In his 2023 national budget statement last week, Finance minister Mthuli Ncube said Zesa was incurring huge losses when supplying major consumers such as ferrochrome smelters.

"Government is gradually reviewing upwards electricity tariffs, with the ultimate goal of reaching a cost reflective tariff which should enable the power utility to improve generation and capacity to import in order to close the supply and demand gap," Ncube said.

"Some of the major consumers of electricity such as ferrochrome smelters have been paying sub-optional tariffs of US$0,067/kWh resulting in huge losses to the utility. In this regard the tariff for such consumers will be reviewed upwards and aligned with other consumers, thereby generating additional revenue for the utility to meet its external obligations, as well as capacity to import spares for maintenance. Furthermore, a viable tariff will also promote investment in the sector, especially independent power producers."

Speaking at an electricity survey meeting in Harare on Tuesday, Chamber of Mines president Collin Chibafa opposed the proposed tariff increase saying: "On the issue of electricity, as an industry we struggle to accept the justification of the pricing structure. If we look at the mining sector, we surrender 40% of our forex to the Reserve Bank (of Zimbabwe), but a local business when they bank their money they surrender 20%. Mining brings more foreign currency to the country, but paying more taxes is not good. Local entities also pay less electricity tariffs than the mining sector, which is also unfair, we call for uniform tariffs.

"Government is gradually reviewing upwards electricity tariffs, with the ultimate goal of reaching a cost reflective tariff which should enable the power utility to improve generation and capacity to import in order to close the supply and demand gap.

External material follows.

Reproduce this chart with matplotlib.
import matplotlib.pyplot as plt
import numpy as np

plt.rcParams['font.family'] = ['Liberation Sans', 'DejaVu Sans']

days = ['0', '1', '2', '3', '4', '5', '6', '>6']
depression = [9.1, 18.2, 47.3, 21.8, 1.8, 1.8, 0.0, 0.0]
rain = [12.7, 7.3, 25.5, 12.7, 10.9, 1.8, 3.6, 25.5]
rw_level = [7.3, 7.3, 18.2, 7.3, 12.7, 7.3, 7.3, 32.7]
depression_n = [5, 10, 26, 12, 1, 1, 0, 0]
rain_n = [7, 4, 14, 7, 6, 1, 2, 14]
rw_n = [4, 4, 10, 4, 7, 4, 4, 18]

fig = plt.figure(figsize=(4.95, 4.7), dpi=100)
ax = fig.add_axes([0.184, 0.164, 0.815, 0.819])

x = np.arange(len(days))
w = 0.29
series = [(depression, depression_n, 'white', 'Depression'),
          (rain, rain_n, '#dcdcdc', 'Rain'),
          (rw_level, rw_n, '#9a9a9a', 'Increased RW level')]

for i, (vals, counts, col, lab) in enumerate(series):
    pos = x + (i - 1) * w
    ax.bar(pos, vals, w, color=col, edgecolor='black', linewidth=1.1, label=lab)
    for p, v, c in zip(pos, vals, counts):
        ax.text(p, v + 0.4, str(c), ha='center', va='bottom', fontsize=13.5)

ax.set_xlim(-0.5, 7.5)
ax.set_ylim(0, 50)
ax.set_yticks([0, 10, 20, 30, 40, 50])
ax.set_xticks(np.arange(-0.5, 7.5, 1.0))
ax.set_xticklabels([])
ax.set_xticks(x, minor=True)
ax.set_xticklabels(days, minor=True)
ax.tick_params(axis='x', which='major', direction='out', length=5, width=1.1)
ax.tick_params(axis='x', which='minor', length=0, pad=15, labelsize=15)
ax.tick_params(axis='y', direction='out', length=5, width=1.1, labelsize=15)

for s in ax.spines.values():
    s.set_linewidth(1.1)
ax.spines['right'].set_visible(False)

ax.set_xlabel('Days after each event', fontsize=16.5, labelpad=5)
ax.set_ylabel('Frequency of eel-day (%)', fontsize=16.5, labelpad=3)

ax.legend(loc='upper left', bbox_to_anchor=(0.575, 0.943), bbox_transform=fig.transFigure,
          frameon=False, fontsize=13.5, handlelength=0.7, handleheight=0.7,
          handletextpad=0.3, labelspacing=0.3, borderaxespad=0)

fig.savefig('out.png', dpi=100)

Furthermore, a viable tariff will also promote investment in the sector, especially independent power producers."

Economist Prosper Chitambara supported government's proposed tariff increase.

"I think it's a good move, when we look at the price of our electricity compared with other countries, we are the least. We are actually cheaper. So there is a need to make sure that the pricing is really fully reflective for the costs, especially for the major consumers," Chitambara said.

The country has the capacity to generate about 2 240 megawatts (MW) of power, but is only producing 1 300MW, resulting in rolling power outages.